On March 29, 2020, Governor Andrew Cuomo issued Executive Order 202.13 invoking new powers from a law passed to combat the COVID-19 pandemic to temporarily suspend or modify laws necessary to assist or aid in coping with a declared State disaster emergency. On March 3, 2020, the Governor signed into law legislation that expanded his authority to temporarily suspend, modify, or issue directives in response to a declared State disaster emergency. That legislation also accompanied a $40 million appropriation to the Governor to respond to the COVID-19 pandemic.
The Governor suspended sections of the Mental Health Law requiring background checks prior to beginning work for employees from the Office of Children and Family Services, the Office of Addiction Services and Supports, the Office for People with Developmental Disabilities, and the Office of Mental Health who are now employed by a different approved provider and who have previously passed a background check from working during a period where they are awaiting the results of a background check.
Sections of the Insurance Law were modified to extend the grace period for the payment of premiums and fees for those facing financial hardships from the COVID-19 pandemic. The Insurance Law was modified to permit those unable to exercise rights or benefits under a life insurance policy due to the COVID-19 pandemic to exercise their rights or benefits. Additionally, the Insurance Law and the Worker’s Compensation Law was modified to impose a moratorium on the cancellation, non-renewal, or conditional renewal of policies for policy holders who face financial hardship as a result of the declared State disaster emergency.

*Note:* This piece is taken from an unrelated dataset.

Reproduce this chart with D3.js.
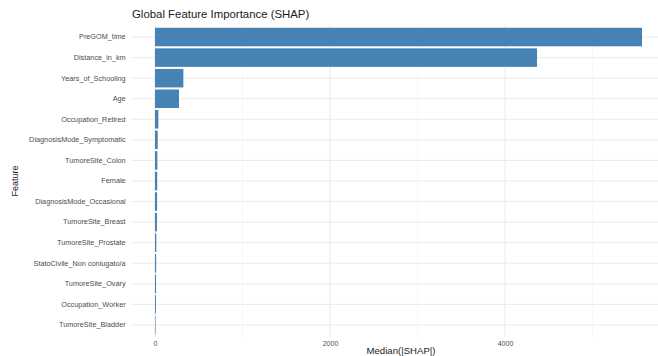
<!DOCTYPE html>
<html>
<head>
<meta charset="utf-8">
<script src="https://cdn.jsdelivr.net/npm/d3@7"></script>
<style>
  html, body { margin: 0; padding: 0; background: #fff; }
  svg { display: block; font-family: "Liberation Sans", Arial, sans-serif; }
</style>
</head>
<body>
<svg id="chart" width="658" height="356"></svg>
<script>
// Features, ordered from most to least important
const features = [
  "PreGOM_time", "Distance_in_km", "Years_of_Schooling", "Age",
  "Occupation_Retired", "DiagnosisMode_Symptomatic", "TumoreSite_Colon",
  "Female", "DiagnosisMode_Occasional", "TumoreSite_Breast",
  "TumoreSite_Prostate", "StatoCivile_Non coniugato/a", "TumoreSite_Ovary",
  "Occupation_Worker", "TumoreSite_Bladder"
];
// Median absolute SHAP value per feature
const medianShap = [5566, 4366, 324, 274, 38, 31, 27, 25, 24, 22, 15, 13, 12, 10, 6];
const xTicks = [0, 2000, 4000];
const xMinorTicks = [1000, 3000, 5000];

const svg = d3.select("#chart");
const maxVal = d3.max(medianShap);
const pad = 0.05 * maxVal;

// Panel geometry
const panel = { top: 24.7, bottom: 337.3 };
const zeroX = 155, pxPerUnit = 0.0875;
const x = d3.scaleLinear()
  .domain([-pad, maxVal + pad])
  .range([zeroX - pad * pxPerUnit, zeroX + (maxVal + pad) * pxPerUnit]);

const step = (panel.bottom - panel.top) / (features.length - 1 + 1.2);
const y = d3.scaleBand()
  .domain(features)
  .range([panel.top + 0.6 * step - step / 2, panel.bottom - 0.6 * step + step / 2])
  .paddingInner(0.1)
  .paddingOuter(0.05);
const yc = f => y(f) + y.bandwidth() / 2;

const [px0, px1] = x.range();

// Grid
const grid = svg.append("g");
xMinorTicks.forEach(t => grid.append("line")
  .attr("x1", x(t)).attr("x2", x(t))
  .attr("y1", panel.top).attr("y2", panel.bottom)
  .attr("stroke", "#f3f3f3").attr("stroke-width", 0.6));
xTicks.forEach(t => grid.append("line")
  .attr("x1", x(t)).attr("x2", x(t))
  .attr("y1", panel.top).attr("y2", panel.bottom)
  .attr("stroke", "#ebebeb").attr("stroke-width", 1));
features.forEach(f => grid.append("line")
  .attr("x1", px0).attr("x2", px1)
  .attr("y1", yc(f)).attr("y2", yc(f))
  .attr("stroke", "#ebebeb").attr("stroke-width", 1));

// Bars
svg.append("g").selectAll("rect")
  .data(features.map((f, i) => ({ f, v: medianShap[i] })))
  .join("rect")
  .attr("x", x(0))
  .attr("y", d => y(d.f))
  .attr("width", d => x(d.v) - x(0))
  .attr("height", y.bandwidth())
  .attr("fill", "#4682b4");

// Y axis labels
const yAxis = d3.axisLeft(y).tickSize(0).tickPadding(5);
const gy = svg.append("g").attr("transform", `translate(${px0},0)`).call(yAxis);
gy.select(".domain").remove();
gy.selectAll("text").attr("fill", "#4d4d4d").style("font-size", "7.3px");

// X axis labels
const xAxis = d3.axisBottom(x).tickValues(xTicks).tickSize(0).tickPadding(4).tickFormat(d3.format("d"));
const gx = svg.append("g").attr("transform", `translate(0,${panel.bottom})`).call(xAxis);
gx.select(".domain").remove();
gx.selectAll("text").attr("fill", "#4d4d4d").style("font-size", "7px");

// Titles
svg.append("text")
  .attr("x", 132).attr("y", 18)
  .attr("fill", "#1a1a1a").style("font-size", "11.4px")
  .text("Global Feature Importance (SHAP)");

svg.append("text")
  .attr("x", 401).attr("y", 354)
  .attr("text-anchor", "middle")
  .attr("fill", "#1a1a1a").style("font-size", "9.6px")
  .text("Median(|SHAP|)");

svg.append("text")
  .attr("transform", `translate(18,${(panel.top + panel.bottom) / 2}) rotate(-90)`)
  .attr("text-anchor", "middle")
  .attr("fill", "#1a1a1a").style("font-size", "9px")
  .text("Feature");
</script>
</body>
</html>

The Banking Law was modified to apply provisions of a prior Executive Order related to policy cancellations to premium finance agencies.
The Education Law was modified to allow school districts to pay for the cost of certain child care services.
The Governor also issued several directives related to the eligibility of candidates for elections postponed under Executive Order 202.12.
The Governor directed that instruments required to be verified or acknowledged by the Superintendent of Financial Services may be verified or acknowledged by fax or electronic means.
Non-essential state workers working from home would not be charged to their accruals until April 16, 2020.
Non-essential construction businesses are directed to comply with the in-person workforce reduction directive from Executive Order 202.6.
The Governor also directed that the Executive Orders which closed or restricted public or private businesses or places of public accommodation would have their expiration dates aligned to April 15, 2020.
Finally, the Governor modified a prior directive related to the presence of a support person during labor and delivery to include the immediate postpartum period.
Under the newly enacted law, the Governor has the power to suspend, modify, or issue directives during a declared emergency for 30 days which may be extended for an unlimited number of 30 day periods with consent of the legislature after each subsequent period. Unless the Governor elects to extend the suspension or directives, they will expire on April 28, 2020.